Miombo woodland covers the Mkata-Wami plain to the east, and the low hills to the south, west, and north. Forests extend from 300 to 2000 meters elevation. The forests vary in species composition with elevation and the direction of the slope. At lower elevations on the eastern slope, evergreen lowland rainforests dominate, with flora similar to the humid Zanzibar-Inhambane coastal forests further east. At higher elevations, the mountains are home to montane rainforests, with characteristic Afromontane species. Submontane forests occur from 900 to 1400 meters elevation on the eastern slopes, and between 1400 and 1500 meters elevation on the western slopes. Montane rainforests predominate between 1400 and 2000 meters on the eastern slope, with mossy cloud forests at higher elevations. On the western slope are drier montane forests between 1600 and 200 meters. Above 2000 meters, montane heathlands predominate. An analysis of satellite images taken between 1999 and 2003 found 297 km^{2} of the mountains were still covered in evergreen forest. The Nguru and Usambara Mountains are home to the rare tree, Millettia sacleuxii, which was once feared extinct. Since its rediscovery seedlings are cultivated in some quantities.

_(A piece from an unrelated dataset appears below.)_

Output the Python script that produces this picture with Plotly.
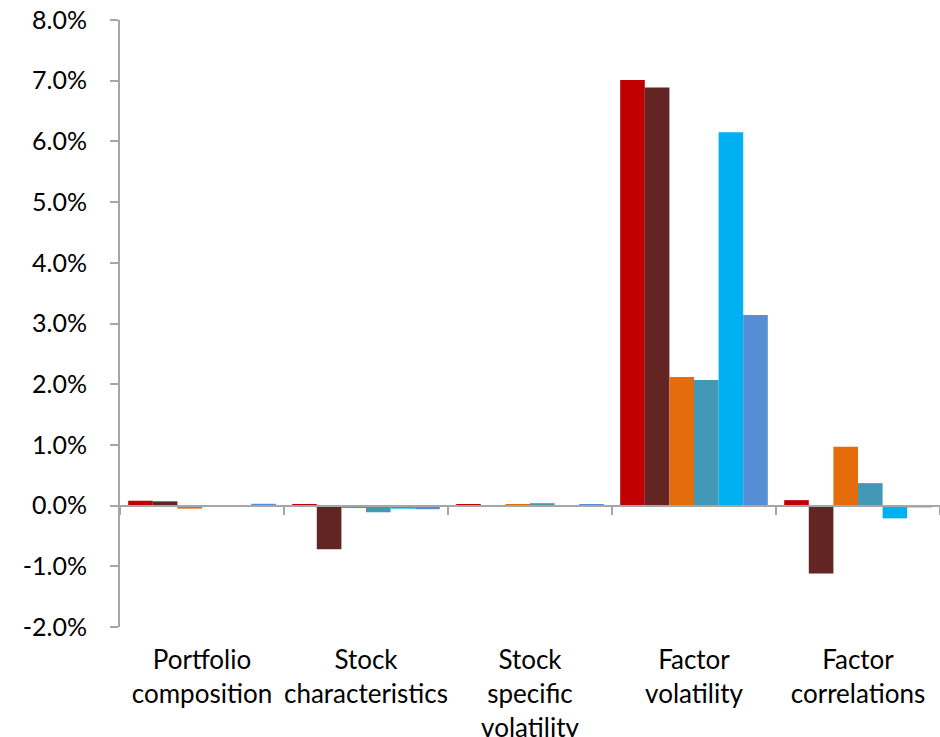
import plotly.graph_objects as go

categories = ["Portfolio<br>composition", "Stock<br>characteristics",
              "Stock<br>specific<br>volatility", "Factor<br>volatility",
              "Factor<br>correlations"]

series_names = ["Series 1", "Series 2", "Series 3", "Series 4", "Series 5", "Series 6"]
series_colors = ["#C00000", "#632523", "#E46C0A", "#4298B5", "#00B0F0", "#558ED5"]

s1 = [0.08, 0.02, 0.02, 7.01, 0.09]
s2 = [0.07, -0.72, 0.00, 6.89, -1.12]
s3 = [-0.05, -0.04, 0.01, 2.12, 0.97]
s4 = [-0.01, -0.11, 0.04, 2.07, 0.37]
s5 = [0.00, -0.05, 0.00, 6.15, -0.21]
s6 = [0.03, -0.06, 0.01, 3.14, -0.03]
series_values = [s1, s2, s3, s4, s5, s6]

y_ticks = [-2, -1, 0, 1, 2, 3, 4, 5, 6, 7, 8]
y_tick_labels = ["-2.0%", "-1.0%", "0.0%", "1.0%", "2.0%", "3.0%",
                 "4.0%", "5.0%", "6.0%", "7.0%", "8.0%"]

fig = go.Figure()
for name, color, vals in zip(series_names, series_colors, series_values):
    fig.add_trace(go.Bar(x=categories, y=vals, name=name,
                         marker=dict(color=color, line=dict(width=0)),
                         showlegend=False))

# dummy trace so the zero-line axis with category separators is drawn
fig.add_trace(go.Scatter(x=[None], y=[None], xaxis="x2", yaxis="y",
                         showlegend=False, hoverinfo="skip"))

axis_grey = "#A6A6A6"
fig.update_layout(
    width=940, height=737,
    margin=dict(l=120, r=0, t=20, b=110, autoexpand=False),
    plot_bgcolor="white", paper_bgcolor="white",
    barmode="group", bargap=0.1, bargroupgap=0,
    xaxis=dict(
        categoryorder="array", categoryarray=categories,
        showline=False, ticks="", showgrid=False, zeroline=False,
        tickfont=dict(family="Lato", size=26, color="#000000"),
        ticklabelstandoff=15, automargin=False,
    ),
    xaxis2=dict(
        overlaying="x", anchor="free", position=0.2,
        range=[-0.5, 4.5], tick0=0.5, dtick=1,
        showticklabels=False, showgrid=False, zeroline=False,
        showline=True, linecolor=axis_grey, linewidth=2,
        ticks="outside", ticklen=8, tickwidth=2, tickcolor=axis_grey,
        automargin=False,
    ),
    yaxis=dict(
        range=[-2, 8], tickvals=y_ticks, ticktext=y_tick_labels,
        showgrid=False, zeroline=False,
        showline=True, linecolor=axis_grey, linewidth=2,
        ticks="outside", ticklen=8, tickwidth=2, tickcolor=axis_grey,
        tickfont=dict(family="Lato", size=25, color="#000000"),
        ticklabelstandoff=18, automargin=False,
    ),
)

fig.write_html("out.html")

==Protected areas and conservation==
The mountains have one nature reserve and two forest reserves, totaling 31,409 ha. The Mkingu Nature Reserve is home to one of Tanzania's largest remaining undisturbed areas of montane forest. Mkingu was formed from the merger of the Nguru South Catchment Forest Reserve (19,793 ha) and Mkindo CFR (7,451 ha). The Kanga South CFR (6,664 ha) is in the northeastern portion of the mountains, divided from the main block by the Mjonga River valley. Magotwe reserve (709 ha) is at a lower elevation on the eastern slope, between the two mountain blocks.